Let me guess, water is actually just particles and books are just treated wood with some ink on it, right?
No one worth their salt would give any sort of attention to your opinion.

>Let me guess, water is actually just particles and books are just treated wood with some ink on it, right?
Literally yes.

And I agree, why would anyone give any sort of attention to my opinion when there's billions of other opinions they could give attention to instead? Yet you're still doing it.

just google a few and compare. I think the goodreads ones where users vote are pretty accurate, and also the author pages to figure out which books are actually essential for each author (ex. if one has novel has 25k more votes but a lower rating, it's probably still more essential). use common sense too - your favorite Dostoyevsky might be "The Idiot," but really, to be well read, it's more important you read Crime & Punishment and MAYBE Brothers K

That's missing the whole fucking point. The Warrior caste is pure ideology. It was useful in times of more limited resources, but now that new technology has highlighted that being "well-read" (having read the traditional canon) is not only artificial but ultimately limiting in forming understanding, it is willfully ignorant to try to go back. If the old ideology were viable, it would have withstood the emergence of multiple sources of meaning, but it didn't.

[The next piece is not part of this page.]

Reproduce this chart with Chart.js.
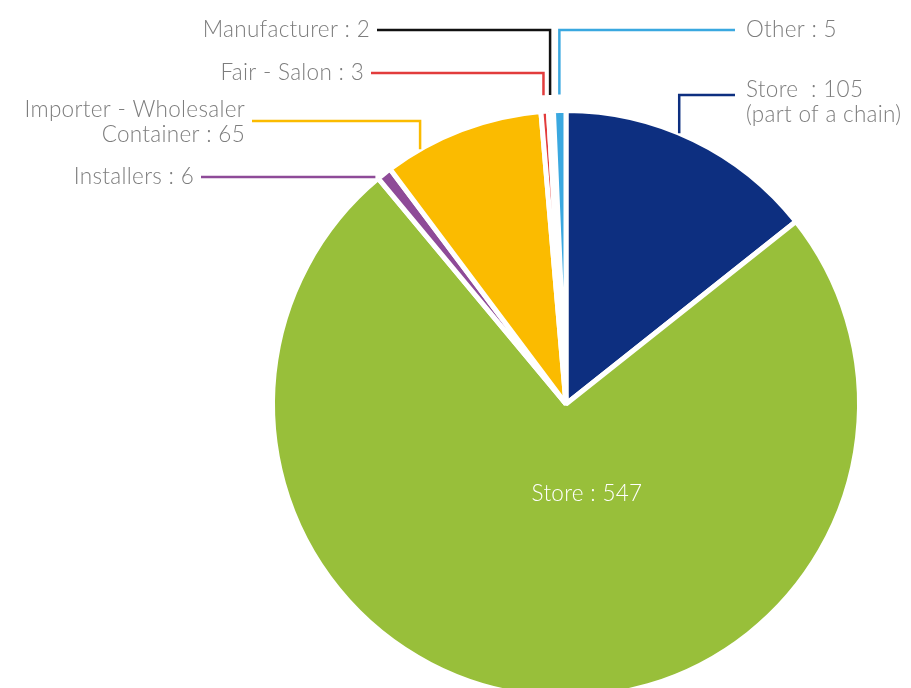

You're fundamentally mistaken. You're measuring the quality of being "well read" solely on the quantity of what you've read in relation to the written circulating material. It's axiomatic that nobody can be well read in this sense, but you vocalize this retarded observation like it means something anyway. You realize this error yourself and scramble to do away with a prescribed canon, which you describe as "arbitrary" in order to redeem your argument. The academic tradition persists irrespective of your evaluation (which is apparently shared even by pseudo intellectuals) of it as arbitrary.